◆ Dataset excerpts ◆
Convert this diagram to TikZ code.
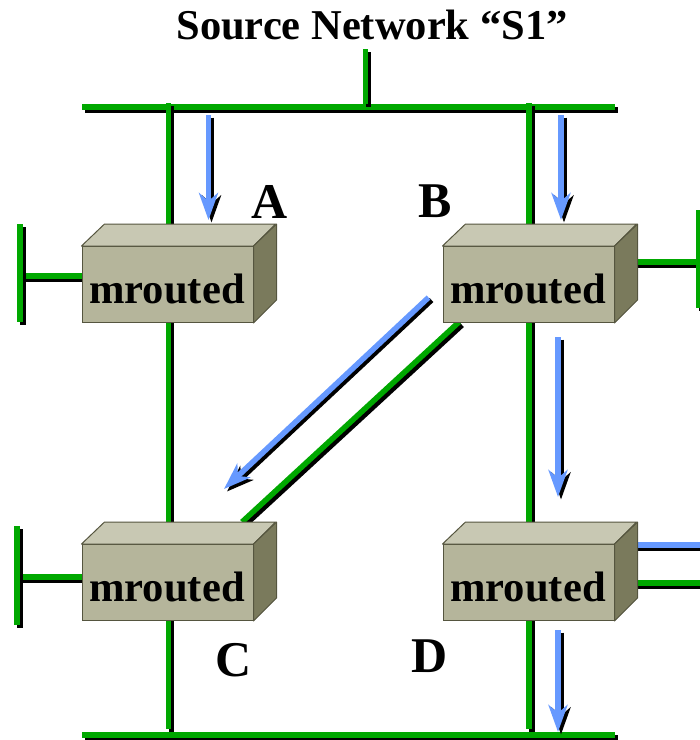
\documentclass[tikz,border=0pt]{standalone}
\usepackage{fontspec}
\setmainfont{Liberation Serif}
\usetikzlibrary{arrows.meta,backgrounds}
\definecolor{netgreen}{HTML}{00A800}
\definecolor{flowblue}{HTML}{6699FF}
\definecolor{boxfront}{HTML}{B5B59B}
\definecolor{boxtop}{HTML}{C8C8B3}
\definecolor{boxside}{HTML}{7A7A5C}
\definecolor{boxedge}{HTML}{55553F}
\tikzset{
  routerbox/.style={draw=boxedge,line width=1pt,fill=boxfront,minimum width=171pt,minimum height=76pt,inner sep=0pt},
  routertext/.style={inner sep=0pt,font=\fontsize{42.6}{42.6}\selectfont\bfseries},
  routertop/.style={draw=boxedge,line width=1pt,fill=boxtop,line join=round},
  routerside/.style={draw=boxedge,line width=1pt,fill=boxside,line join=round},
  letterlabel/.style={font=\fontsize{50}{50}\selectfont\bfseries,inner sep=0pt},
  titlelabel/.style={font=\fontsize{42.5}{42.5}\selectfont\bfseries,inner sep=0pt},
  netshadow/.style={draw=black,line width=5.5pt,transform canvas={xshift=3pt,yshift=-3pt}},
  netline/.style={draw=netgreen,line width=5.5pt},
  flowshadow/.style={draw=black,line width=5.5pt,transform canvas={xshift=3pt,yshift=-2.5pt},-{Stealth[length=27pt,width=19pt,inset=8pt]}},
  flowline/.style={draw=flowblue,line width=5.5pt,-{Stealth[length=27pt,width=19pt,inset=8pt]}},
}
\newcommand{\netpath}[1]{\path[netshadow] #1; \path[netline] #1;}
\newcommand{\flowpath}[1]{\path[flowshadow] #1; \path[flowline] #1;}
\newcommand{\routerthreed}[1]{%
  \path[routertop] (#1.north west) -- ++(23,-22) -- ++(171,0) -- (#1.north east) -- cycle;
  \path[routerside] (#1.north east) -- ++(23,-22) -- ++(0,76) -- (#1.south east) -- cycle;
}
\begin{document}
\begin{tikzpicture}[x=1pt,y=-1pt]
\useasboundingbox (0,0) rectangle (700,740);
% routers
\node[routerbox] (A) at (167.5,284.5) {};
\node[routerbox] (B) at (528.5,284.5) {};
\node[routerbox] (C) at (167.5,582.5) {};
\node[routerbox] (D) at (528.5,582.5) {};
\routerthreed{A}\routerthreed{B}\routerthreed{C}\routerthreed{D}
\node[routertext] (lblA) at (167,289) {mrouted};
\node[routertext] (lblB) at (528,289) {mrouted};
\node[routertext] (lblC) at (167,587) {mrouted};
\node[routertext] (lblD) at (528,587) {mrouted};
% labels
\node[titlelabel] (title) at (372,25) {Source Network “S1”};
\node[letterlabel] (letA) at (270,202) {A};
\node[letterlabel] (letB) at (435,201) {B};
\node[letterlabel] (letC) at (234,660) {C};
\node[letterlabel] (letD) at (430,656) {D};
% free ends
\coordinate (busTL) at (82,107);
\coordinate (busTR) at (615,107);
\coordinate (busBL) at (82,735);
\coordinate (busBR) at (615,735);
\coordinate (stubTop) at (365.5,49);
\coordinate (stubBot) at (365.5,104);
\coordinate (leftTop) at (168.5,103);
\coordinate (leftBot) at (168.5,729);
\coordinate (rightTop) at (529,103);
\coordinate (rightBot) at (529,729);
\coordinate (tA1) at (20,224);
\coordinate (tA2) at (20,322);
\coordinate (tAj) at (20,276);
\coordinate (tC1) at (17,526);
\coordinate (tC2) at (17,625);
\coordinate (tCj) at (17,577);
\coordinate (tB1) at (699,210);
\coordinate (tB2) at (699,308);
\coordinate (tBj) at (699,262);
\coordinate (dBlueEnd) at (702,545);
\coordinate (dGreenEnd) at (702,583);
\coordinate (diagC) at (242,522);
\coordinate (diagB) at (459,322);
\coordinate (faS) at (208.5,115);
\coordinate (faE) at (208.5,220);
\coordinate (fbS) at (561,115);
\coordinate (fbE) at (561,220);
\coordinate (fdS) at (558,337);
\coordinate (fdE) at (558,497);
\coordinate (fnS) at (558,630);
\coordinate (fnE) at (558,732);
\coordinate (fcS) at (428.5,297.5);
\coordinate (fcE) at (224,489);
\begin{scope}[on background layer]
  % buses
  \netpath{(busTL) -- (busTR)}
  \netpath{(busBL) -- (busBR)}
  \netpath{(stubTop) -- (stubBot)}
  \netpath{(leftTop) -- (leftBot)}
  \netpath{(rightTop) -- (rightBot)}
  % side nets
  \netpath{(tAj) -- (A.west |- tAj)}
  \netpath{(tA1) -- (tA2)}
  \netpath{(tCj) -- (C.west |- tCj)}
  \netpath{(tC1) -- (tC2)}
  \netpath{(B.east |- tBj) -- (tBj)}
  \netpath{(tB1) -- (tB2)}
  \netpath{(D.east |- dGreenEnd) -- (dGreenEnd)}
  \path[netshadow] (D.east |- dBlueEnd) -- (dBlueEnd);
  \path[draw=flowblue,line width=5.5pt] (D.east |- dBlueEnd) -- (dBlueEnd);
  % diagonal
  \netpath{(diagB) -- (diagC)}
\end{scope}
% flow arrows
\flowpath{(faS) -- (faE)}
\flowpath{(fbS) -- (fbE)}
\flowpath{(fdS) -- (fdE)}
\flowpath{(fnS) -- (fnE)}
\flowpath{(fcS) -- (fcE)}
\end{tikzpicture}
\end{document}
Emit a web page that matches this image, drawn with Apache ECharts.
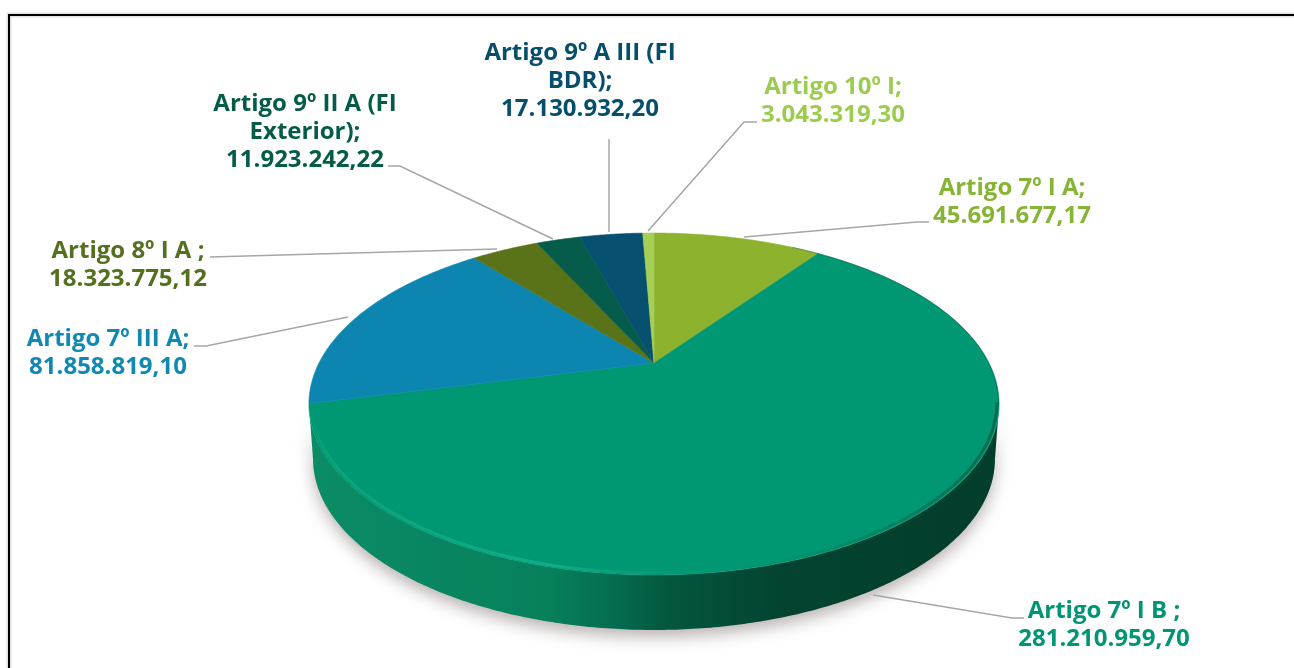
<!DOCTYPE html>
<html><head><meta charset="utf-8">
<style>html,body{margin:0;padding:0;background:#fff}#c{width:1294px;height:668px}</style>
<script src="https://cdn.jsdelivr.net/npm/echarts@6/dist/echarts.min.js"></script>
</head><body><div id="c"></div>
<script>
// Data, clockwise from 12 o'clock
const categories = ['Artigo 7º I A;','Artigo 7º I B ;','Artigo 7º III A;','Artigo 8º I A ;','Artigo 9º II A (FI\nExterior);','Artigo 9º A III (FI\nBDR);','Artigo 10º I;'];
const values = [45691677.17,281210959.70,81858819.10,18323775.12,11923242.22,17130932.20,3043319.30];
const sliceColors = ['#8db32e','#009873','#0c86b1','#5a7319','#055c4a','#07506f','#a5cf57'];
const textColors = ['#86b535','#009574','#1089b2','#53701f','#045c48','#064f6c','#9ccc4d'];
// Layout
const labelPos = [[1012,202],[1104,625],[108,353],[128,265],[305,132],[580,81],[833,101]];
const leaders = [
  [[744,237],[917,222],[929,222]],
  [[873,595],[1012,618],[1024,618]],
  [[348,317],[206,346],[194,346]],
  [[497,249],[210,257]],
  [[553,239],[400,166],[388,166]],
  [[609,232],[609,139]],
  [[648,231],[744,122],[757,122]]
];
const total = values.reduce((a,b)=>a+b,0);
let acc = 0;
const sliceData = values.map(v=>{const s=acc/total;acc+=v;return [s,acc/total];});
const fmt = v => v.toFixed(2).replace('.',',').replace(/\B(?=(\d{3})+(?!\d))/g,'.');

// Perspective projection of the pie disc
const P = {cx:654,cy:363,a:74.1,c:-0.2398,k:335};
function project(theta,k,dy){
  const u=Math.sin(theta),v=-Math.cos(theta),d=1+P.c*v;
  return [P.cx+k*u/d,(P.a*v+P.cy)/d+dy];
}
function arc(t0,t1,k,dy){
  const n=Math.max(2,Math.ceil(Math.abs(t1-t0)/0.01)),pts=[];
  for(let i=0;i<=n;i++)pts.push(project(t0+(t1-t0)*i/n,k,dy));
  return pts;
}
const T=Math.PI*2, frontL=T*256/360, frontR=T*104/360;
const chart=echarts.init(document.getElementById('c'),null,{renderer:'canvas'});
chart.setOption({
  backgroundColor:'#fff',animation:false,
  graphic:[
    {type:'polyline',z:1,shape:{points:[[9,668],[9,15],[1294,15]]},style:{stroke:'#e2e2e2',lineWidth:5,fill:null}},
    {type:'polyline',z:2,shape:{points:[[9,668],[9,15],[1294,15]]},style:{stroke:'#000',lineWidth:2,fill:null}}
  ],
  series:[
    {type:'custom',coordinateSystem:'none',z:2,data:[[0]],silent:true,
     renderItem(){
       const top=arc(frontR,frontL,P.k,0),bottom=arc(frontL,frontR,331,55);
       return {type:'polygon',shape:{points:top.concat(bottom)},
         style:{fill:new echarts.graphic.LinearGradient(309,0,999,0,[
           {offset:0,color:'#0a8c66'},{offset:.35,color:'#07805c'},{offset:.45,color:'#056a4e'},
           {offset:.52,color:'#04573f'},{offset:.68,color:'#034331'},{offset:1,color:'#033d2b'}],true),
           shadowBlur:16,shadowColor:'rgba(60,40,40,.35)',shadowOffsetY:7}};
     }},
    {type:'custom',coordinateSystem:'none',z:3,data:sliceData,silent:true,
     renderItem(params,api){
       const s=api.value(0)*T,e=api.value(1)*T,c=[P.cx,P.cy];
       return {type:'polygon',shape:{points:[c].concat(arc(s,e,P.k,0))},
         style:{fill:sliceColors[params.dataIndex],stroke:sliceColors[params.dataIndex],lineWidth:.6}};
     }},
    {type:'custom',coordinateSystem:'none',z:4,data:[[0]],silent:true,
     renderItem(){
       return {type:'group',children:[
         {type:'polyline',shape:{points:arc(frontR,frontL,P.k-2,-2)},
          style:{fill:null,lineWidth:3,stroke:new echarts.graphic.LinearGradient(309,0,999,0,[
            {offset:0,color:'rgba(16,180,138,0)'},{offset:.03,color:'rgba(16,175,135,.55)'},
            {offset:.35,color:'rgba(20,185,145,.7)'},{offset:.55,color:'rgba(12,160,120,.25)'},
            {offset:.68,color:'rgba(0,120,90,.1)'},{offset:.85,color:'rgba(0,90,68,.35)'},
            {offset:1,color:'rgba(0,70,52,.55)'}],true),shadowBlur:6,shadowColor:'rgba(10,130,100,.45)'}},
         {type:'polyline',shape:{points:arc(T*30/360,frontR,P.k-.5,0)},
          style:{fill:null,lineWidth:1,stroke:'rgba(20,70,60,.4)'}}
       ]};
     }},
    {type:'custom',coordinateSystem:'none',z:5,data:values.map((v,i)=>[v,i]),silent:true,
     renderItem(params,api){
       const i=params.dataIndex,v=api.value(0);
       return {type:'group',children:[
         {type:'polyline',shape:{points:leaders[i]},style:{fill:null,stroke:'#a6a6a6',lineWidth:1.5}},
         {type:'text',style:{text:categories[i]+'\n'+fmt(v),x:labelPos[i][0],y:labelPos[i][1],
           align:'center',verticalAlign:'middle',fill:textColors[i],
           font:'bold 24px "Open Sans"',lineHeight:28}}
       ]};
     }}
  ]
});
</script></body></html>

◆ Exercise instructions ◆
Return exactly the lines from the one with "Emit a web page" to the one with "const fmt = v", inclusive, and nothing else; skip the pictures.

◆ Task solution ◆
Emit a web page that matches this image, drawn with Apache ECharts.
<!DOCTYPE html>
<html><head><meta charset="utf-8">
<style>html,body{margin:0;padding:0;background:#fff}#c{width:1294px;height:668px}</style>
<script src="https://cdn.jsdelivr.net/npm/echarts@6/dist/echarts.min.js"></script>
</head><body><div id="c"></div>
<script>
// Data, clockwise from 12 o'clock
const categories = ['Artigo 7º I A;','Artigo 7º I B ;','Artigo 7º III A;','Artigo 8º I A ;','Artigo 9º II A (FI\nExterior);','Artigo 9º A III (FI\nBDR);','Artigo 10º I;'];
const values = [45691677.17,281210959.70,81858819.10,18323775.12,11923242.22,17130932.20,3043319.30];
const sliceColors = ['#8db32e','#009873','#0c86b1','#5a7319','#055c4a','#07506f','#a5cf57'];
const textColors = ['#86b535','#009574','#1089b2','#53701f','#045c48','#064f6c','#9ccc4d'];
// Layout
const labelPos = [[1012,202],[1104,625],[108,353],[128,265],[305,132],[580,81],[833,101]];
const leaders = [
  [[744,237],[917,222],[929,222]],
  [[873,595],[1012,618],[1024,618]],
  [[348,317],[206,346],[194,346]],
  [[497,249],[210,257]],
  [[553,239],[400,166],[388,166]],
  [[609,232],[609,139]],
  [[648,231],[744,122],[757,122]]
];
const total = values.reduce((a,b)=>a+b,0);
let acc = 0;
const sliceData = values.map(v=>{const s=acc/total;acc+=v;return [s,acc/total];});
const fmt = v => v.toFixed(2).replace('.',',').replace(/\B(?=(\d{3})+(?!\d))/g,'.');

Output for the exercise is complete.